Eilat, on the north shore of the Gulf of Eilat (or Aqaba), has been our base for a couple of days. This area is significant in biblical history.
- Israel camped at Ezion-geber. They journeyed from Ezion-geber and camped in the wilderness of Zin at Kadesh (Numbers 33:35-36).
- Ezion-geber and Elath (or Eloth) are linked together in some references (Deuteronomy 2:8; 1 Kings 9:26).
- King Solomon built a fleet of ships in Ezion-geber. The Bible says it is near Eloth on the shore of the Red Sea, in the land of Edom. (1 Kings9:26)
Last evening I made this photo looking east from my hotel balcony. We face the marina; the gulf is to the right (south) of this photo. The lights, behind the large hotels, are in Jordan.
East view from Eilat to Aqaba. Photo by Ferrell Jenkins.
The “promised land” was described to the Israelites as “a land whose stones are iron, and out of whose hills you can dig copper” (Deuteronomy 8:9). Copper was mined in the Negev (called the south in older English translations) as far back as the time of Solomon. Copper is still mined at Timna about 17 miles north of Eilat. Some years ago Belgian engineers made a survey proving the presence of 100,000 tons of metallic copper. Iron ore has been found in the Negev and in eastern Upper Galilee (Vilnay, The Israel Guide, 17).

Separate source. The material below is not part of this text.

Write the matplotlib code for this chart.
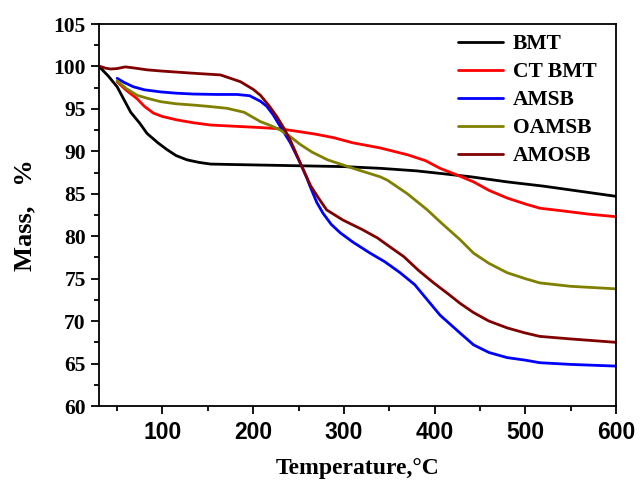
import matplotlib
matplotlib.use("Agg")
import matplotlib.pyplot as plt
from matplotlib.ticker import MultipleLocator

# ---- data ----
bmt_x = [30, 40, 50, 57, 65, 75, 83, 95, 105, 115, 127, 140, 153, 175, 200, 250, 300, 340, 380, 406, 440, 480, 520, 560, 600]
bmt_y = [100, 98.9, 97.6, 96.2, 94.6, 93.3, 92.1, 91.0, 90.2, 89.5, 89.0, 88.7, 88.5, 88.45, 88.4, 88.3, 88.2, 88.0, 87.7, 87.4, 87.0, 86.4, 85.9, 85.3, 84.7]

ct_x = [50, 60, 72, 80, 90, 100, 116, 135, 153, 180, 208, 230, 252, 270, 289, 310, 340, 370, 390, 406, 425, 443, 460, 480, 500, 516, 540, 570, 600]
ct_y = [98.2, 97.2, 96.2, 95.3, 94.5, 94.1, 93.7, 93.35, 93.1, 92.95, 92.8, 92.65, 92.3, 92.0, 91.6, 91.0, 90.4, 89.6, 88.9, 88.0, 87.2, 86.4, 85.4, 84.5, 83.8, 83.3, 83.0, 82.6, 82.3]

amsb_x = [50, 58, 68, 80, 98, 115, 134, 160, 182, 196, 208, 215, 222, 230, 241, 252, 259, 263, 270, 277, 286, 296, 310, 329, 345, 362, 378, 392, 406, 428, 443, 460, 480, 500, 516, 550, 600]
amsb_y = [98.6, 98.1, 97.6, 97.25, 97.0, 96.85, 96.75, 96.7, 96.7, 96.55, 95.9, 95.3, 94.3, 92.9, 91.0, 88.6, 86.9, 85.8, 84.0, 82.7, 81.4, 80.4, 79.3, 78.0, 77.0, 75.7, 74.3, 72.5, 70.7, 68.6, 67.2, 66.3, 65.7, 65.4, 65.1, 64.9, 64.7]

oamsb_x = [50, 60, 72, 85, 98, 115, 134, 150, 171, 190, 208, 220, 230, 240, 252, 265, 282, 310, 340, 348, 370, 392, 406, 428, 443, 460, 480, 500, 516, 550, 600]
oamsb_y = [98.3, 97.4, 96.6, 96.2, 95.85, 95.6, 95.45, 95.3, 95.07, 94.6, 93.5, 93.0, 92.5, 91.8, 90.8, 89.9, 89.0, 88.0, 87.0, 86.6, 85.0, 83.1, 81.7, 79.6, 78.0, 76.8, 75.7, 75.0, 74.5, 74.1, 73.8]

amosb_x = [30, 37, 43, 50, 59, 70, 83, 100, 134, 164, 186, 200, 208, 218, 226, 234, 241, 252, 263, 272, 281, 299, 320, 337, 350, 366, 382, 399, 415, 428, 443, 460, 480, 500, 516, 550, 600]
amosb_y = [100.05, 99.8, 99.7, 99.75, 99.95, 99.8, 99.6, 99.45, 99.2, 99.0, 98.2, 97.3, 96.6, 95.3, 94.1, 92.7, 91.3, 88.6, 86.0, 84.5, 83.1, 81.9, 80.8, 79.8, 78.8, 77.6, 76.0, 74.5, 73.2, 72.1, 71.0, 70.0, 69.2, 68.6, 68.2, 67.9, 67.5]

series = [
    ("BMT", bmt_x, bmt_y, "#000000"),
    ("CT BMT", ct_x, ct_y, "#FF0000"),
    ("AMSB", amsb_x, amsb_y, "#0000FF"),
    ("OAMSB", oamsb_x, oamsb_y, "#808000"),
    ("AMOSB", amosb_x, amosb_y, "#800000"),
]

serif = ["Liberation Serif", "DejaVu Serif"]
sans = ["Liberation Sans", "DejaVu Sans"]

fig = plt.figure(figsize=(6.44, 4.86), dpi=100)
ax = fig.add_axes([99/644, 1-406/486, (616-99)/644, (406-24)/486])

for name, xs, ys, c in series:
    ax.plot(xs, ys, color=c, lw=2.0, label=name, solid_joinstyle="round", solid_capstyle="round")

ax.set_xlim(30, 600)
ax.set_ylim(60, 105)
ax.xaxis.set_major_locator(MultipleLocator(100))
ax.xaxis.set_minor_locator(MultipleLocator(50))
ax.yaxis.set_major_locator(MultipleLocator(5))
ax.yaxis.set_minor_locator(MultipleLocator(2.5))
ax.tick_params(which="both", direction="out", top=False, right=False, width=1.3)
ax.tick_params(which="major", length=6)
ax.tick_params(which="minor", length=3.5)
ax.tick_params(axis="x", pad=5)
for s in ax.spines.values():
    s.set_linewidth(1.3)

for lab in ax.get_xticklabels():
    lab.set_fontfamily(sans)
    lab.set_fontweight("bold")
    lab.set_fontsize(16.5)
for lab in ax.get_yticklabels():
    lab.set_fontfamily(serif)
    lab.set_fontweight("bold")
    lab.set_fontsize(15.5)

ax.set_xlabel("Temperature,\u00b0C", fontfamily=serif, fontweight="bold", fontsize=17, labelpad=10)
ax.set_ylabel("Mass,   %", fontfamily=serif, fontweight="bold", fontsize=19, labelpad=12)

leg = ax.legend(loc="upper left", bbox_to_anchor=(458/644, 1-34/486), bbox_transform=fig.transFigure,
                frameon=False, borderpad=0, borderaxespad=0,
                prop={"family": serif, "weight": "bold", "size": 15.5},
                handlelength=2.1, labelspacing=0.37, handletextpad=0.45)
for l in leg.get_lines():
    l.set_linewidth(2.0)

fig.savefig("out.png", dpi=100)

The Bible does not say that Solomon had copper mines at Ezion-geber, but the presence of mining facilities dating to the time before Solomon indicates that this may have been one of the reasons why the King built a port and had a navy stationed there (1 Kings 9:26-28). Ezion-geber was more than 220 miles from Jerusalem. The copper provided a good medium of exchange for gold, spices, and other items that Israel needed.
In 1938, Nelson Glueck, reported that he had found a copper-refining plant at Tell el-Kheleifeh, which he identified as Ezion-geber, on the north shore of the Gulf of Aqaba (the Israelis call it the Gulf of Eilat). The hotel in which we are staying in Eilat, Israel, is very near the border. Glueck identified Tell el-Kheleifeh as King Solomon’s copper mines, and explained that the apertures in the buildings served as flueholes. Through them, he thought, “the strong winds from the north-northwest entered into the furnace rooms of this structure,” which he called a “smelter, to furnish a natural draft to fan the flames.”
There is no question that copper smelting was done in the Negev in the time of Solomon, but Glueck later changed his mind about the building he had formerly identified as the refining plant. He later stated that the apertures in the building “resulted from the decay and or burning of wooden beams laid across the width of the walls for bonding or anchoring purposes.”
This does not affect any statement of the word of God, but it does mean that the old argument about the copper refining plant found in the Arabah is no longer valid. Glueck’s identification of Tell el-Kheleifeh with Ezion-geber is no longer accepted.
The tendency now is to identify Tell el-Kheleifeh with Elath (Eloth). Pharaoh’s Island (Jezirat Faraun) or Coral Island is suggested as the location of Ezion-geber. This island is located about 8 miles south of Eilat. It is now in Egyptian control so I was unable to see it on this trip, but I saw it a few
It may be that our comfortable hotel is located on a spot where Israelites once camped.
This morning we visited Timna Park which is located 17 miles north of Eilat. The Egyptians mined and smelted copper here in the 13th-12th centuries B.C. We saw the excavations conducted by Beno Rothenberg that provided evidence of the copper smelting. I don’t have enough time tonight to give a full explanation, and I have already written a lot for one day.
Timna Park is filled with beautiful, colorful, desert landscapes. One of the formations is known as Solomon’s Pillars. Of course, it has nothing to do with Solomon, but the name is nice.